Might find some free packs thrown under the counter like I did many moon's ago, just ask the owner or counter guy.
If they out of date, just build it up with a starter.....
 
I've recently settled on

70.0% Simpsons MO
16.3% Chit malt (I think I prefer this over flakes)
7.5% (Simpsons) RB
3.7% Flaked wheat or wheat malt
2.5% (Simpsons) Chocolate

30-36 IBU FWH English/European hop

WHC Bond/Pub Ale

Target 4.2% ABV, but I've had better efficiency and stronger beer that was also good. It reminds me of O'Hara's. I try to carbonate very low and to get a fake nitro effect
 
ABV - I settled on close to 4% - it works for Guinness, and while I love Irish stouts I feel no need to do a certain recipe.
kevin58: For my money a stout under 6% ABV is porter.

I agree. For me, "Stout" and "weak beer" just doesn't mix. Even our regular beers (various fruit pale is our main brew) are normally 5% or so (two bags DME).

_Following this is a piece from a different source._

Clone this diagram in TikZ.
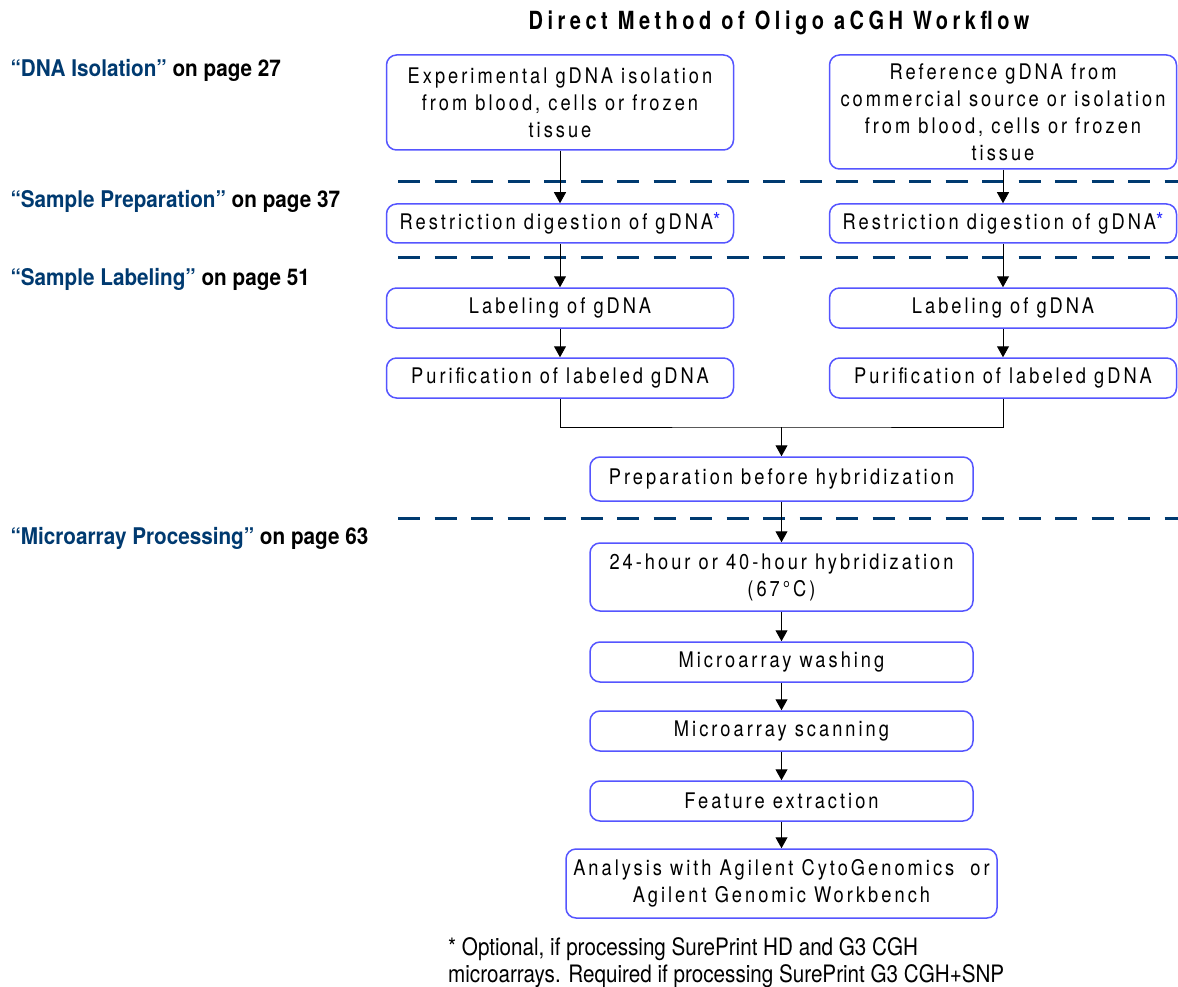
\documentclass[tikz,border=0pt]{standalone}
\usepackage{fontspec}
\usepackage{xcolor}
\usetikzlibrary{arrows.meta}

\setmainfont{TeX Gyre Heros}
\newfontfamily\boxfont{TeX Gyre Heros}[FakeStretch=0.85,LetterSpace=14]
\newfontfamily\headfont{TeX Gyre Heros}[FakeStretch=0.8,LetterSpace=18]
\newfontfamily\pagefont{TeX Gyre Heros}[FakeStretch=0.9]
\newfontfamily\notefont{TeX Gyre Heros}[FakeStretch=0.86]

\definecolor{navy}{RGB}{0,58,112}
\definecolor{edgeblue}{RGB}{85,85,255}
\definecolor{starblue}{RGB}{40,40,255}

\newcommand{\optmark}{\textcolor{starblue}{\raisebox{1pt}{\fontsize{22}{22}\selectfont *}}}

\begin{document}
\begin{tikzpicture}[x=1pt,y=-1pt,>={Triangle[length=11pt,width=12pt]},
    box/.style={draw=edgeblue,line width=1.5pt,rounded corners=10pt,align=center,
      inner sep=0pt,minimum height=40pt,font=\boxfont\fontsize{21.5}{27}\selectfont},
    side/.style={box,minimum width=347pt},
    mid/.style={box,minimum width=383pt},
    sep/.style={draw=navy,line width=3pt,dash pattern=on 22pt off 14.5pt},
    pageref/.style={anchor=base west,font=\pagefont\bfseries\fontsize{23}{26}\selectfont},
    flow/.style={->,line width=1pt}]
        \useasboundingbox (0,0) rectangle (1178,987);

        % title
        \node[anchor=base,font=\headfont\bfseries\fontsize{25}{28}\selectfont] (title) at (779,30)
          {Direct Method of Oligo aCGH Workflow};

        % chapter references
        \node[pageref] (refIso) at (7,77) {\textcolor{navy}{“DNA Isolation”} on page 27};
        \node[pageref] (refPrep) at (7,208) {\textcolor{navy}{“Sample Preparation”} on page 37};
        \node[pageref] (refLab) at (7,285) {\textcolor{navy}{“Sample Labeling”} on page 51};
        \node[pageref] (refProc) at (7,544) {\textcolor{navy}{“Microarray Processing”} on page 63};

        % section separators
        \coordinate (sepA1) at (398,182);  \coordinate (sepA2) at (1178,182);
        \coordinate (sepB1) at (398,257);  \coordinate (sepB2) at (1178,257);
        \coordinate (sepC1) at (398,518);  \coordinate (sepC2) at (1178,518);
        \draw[sep] (sepA1) -- (sepA2);
        \draw[sep] (sepB1) -- (sepB2);
        \draw[sep] (sepC1) -- (sepC2);

        % two sample columns
        \node[side,minimum height=95pt] (expIso) at (560,102.5)
          {Experimental gDNA isolation\\from blood, cells or frozen\\tissue};
        \node[side,minimum height=114pt] (refIsoBox) at (1003,112)
          {Reference gDNA from\\commercial source or isolation\\from blood, cells or frozen\\tissue};

        \node[side,minimum height=39pt] (expDig) at (560,223.5) {Restriction digestion of gDNA\optmark};
        \node[side,minimum height=39pt] (refDig) at (1003,223.5) {Restriction digestion of gDNA\optmark};

        \node[side] (expLab) at (560,308) {Labeling of gDNA};
        \node[side] (refLab2) at (1003,308) {Labeling of gDNA};

        \node[side] (expPur) at (560,378) {Purification of labeled gDNA};
        \node[side] (refPur) at (1003,378) {Purification of labeled gDNA};

        % common steps
        \node[mid,minimum height=44pt] (prepHyb) at (781.5,479) {Preparation before hybridization};
        \node[mid,minimum height=68pt] (hyb) at (781.5,577) {24-hour or 40-hour hybridization\\(67°C)};
        \node[mid] (wash) at (781.5,662) {Microarray washing};
        \node[mid] (scan) at (781.5,731) {Microarray scanning};
        \node[mid] (feat) at (781.5,801) {Feature extraction};
        \node[box,minimum width=431pt,minimum height=69pt] (anal) at (781.5,883.5)
          {Analysis with Agilent CytoGenomics~ or\\Agilent Genomic Workbench};

        % connectors
        \draw[flow] (expIso) -- (expDig);
        \draw[flow] (refIsoBox) -- (refDig);
        \draw[flow] (expDig) -- (expLab);
        \draw[flow] (refDig) -- (refLab2);
        \draw[flow] (expLab) -- (expPur);
        \draw[flow] (refLab2) -- (refPur);

        \coordinate (join) at (781.5,427);
        \draw[line width=1pt] (expPur) |- (join) -| (refPur);
        \draw[flow] (join) -- (prepHyb);
        \draw[flow] (prepHyb) -- (hyb);
        \draw[flow] (hyb) -- (wash);
        \draw[flow] (wash) -- (scan);
        \draw[flow] (scan) -- (feat);
        \draw[flow] (feat) -- (anal);

        % footnote (base is the last line)
        \node[anchor=base west,align=left,inner sep=0pt,font=\notefont\fontsize{24}{27}\selectfont] (note) at (448,982)
          {* Optional, if processing SurePrint HD and G3 CGH\\microarrays. Required if processing SurePrint G3 CGH+SNP};
\end{tikzpicture}
\end{document}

I haven't made too many stouts because I don't brew as much as I wish and my brew-buddies mostly aren't into heavy dark stuff when we do manage to brew (we only brew meads for brewday at one of the guy's houses, usually mine is the beerspot), but every stout I have made is usually in that 8% range. Three or four bags of DME (we always round recipes to whole 3# bags), depending on what extra stuff is going in. Then final water accuracy isn't always that exact, so the 12# batch might have extra water (lowering ABV a bit), or vice versa. We think our jugs are 5.5 and 6.5 gal at the shoulder, but never exactly measured them.

So I don't have a go-to recipe for stouts yet (just the fruit pale one), but it'll depend on what you're wanting, a dry coffee one, or a sweet chocolately drink. Or find you 3-4 recipes so you can mix n match each time you brew so it's not the exact same beer over and over!
 
I'm still looking for the best stout recipe but haven't found it yet.

For me, a stout needs to be 8% ABV or higher, with a corresponding higher specific gravity. Never thin, watery and low ABV.